First there are the lurid details exposed in the divorce trial between model Christie Brinkley, 54, and her fourth husband Peter Cook, 46, who allegedly cheated on her with an 18-year-old and had a penchant for looking at pornographic websites. We now know everything about life in the Brinkley-Cook household, from what they ate for breakfast to what happened when Alexa Ray, 22, Brinkley’s daughter from her marriage to Billy Joel, flooded the shower.
Then we get headlines about Madonna receiving New York Yankees star player A-Rod (real name Alex Rodriguez) late at night, while her husband Guy Ritchie is far away; meanwhile, A-Rod’s wife, Cynthia, is off in Paris with Lenny Kravitz.

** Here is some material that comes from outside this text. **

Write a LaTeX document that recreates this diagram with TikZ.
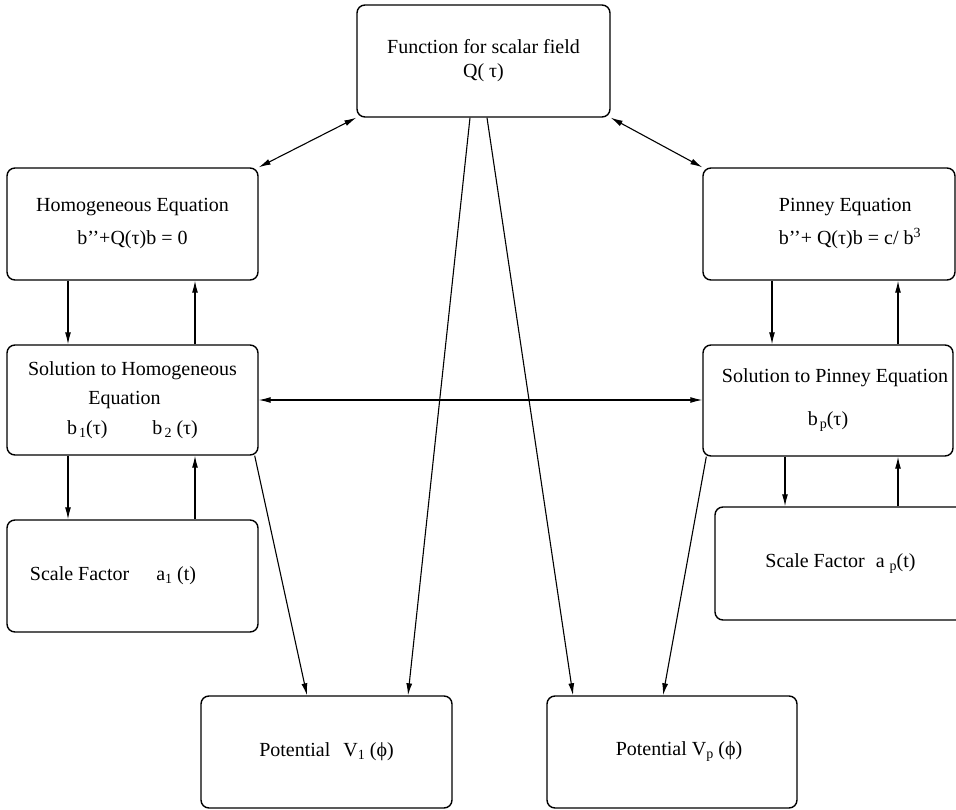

The salaciousness has reached a level where I feel I need to wash my hands after reading the papers. What is actually more interesting is the financial repercussions. The Cook-Brinkley case is in court because, rather than settle privately, which most people do, Cook is contesting their prenuptial agreement. This, we are learning, is something you can do quite successfully.
For example, if one of you is a better parent, that turns into a major bargaining chip (Cook claims Brinkley was a self-obsessed mother, primping instead of ironing); also, if the pre-nup was signed in a hurry, that’s a problem. And so forth.
Reportedly Madonna and Guy Ritchie did not have a pre-nup; if it comes to divorce for them, she will be sweating at the thought of what could happen to her estimated $846 million fortune. Also, if it is proven that she’s had an affair, and if he did not, that will almost certainly cost her. Small wonder that she is reported to have hired Fiona Shackleton, who successfully saved Paul McCartney from halving his $1.5 billion fortune with his ex-wife Heather Mills.
Yet the process of going to trial is so undignified that you have to wonder why these people can’t sit down with a mediator and work it all out.
Everyone knows that when marriages break down, tempers flare. But these couples have children old enough to read the headlines – or hear their friends talk about them at school. Shouldn’t any divorcing couple be thinking of their children’s welfare first and foremost?
If they were, they wouldn’t be in court – and I could read about more important things in the morning papers.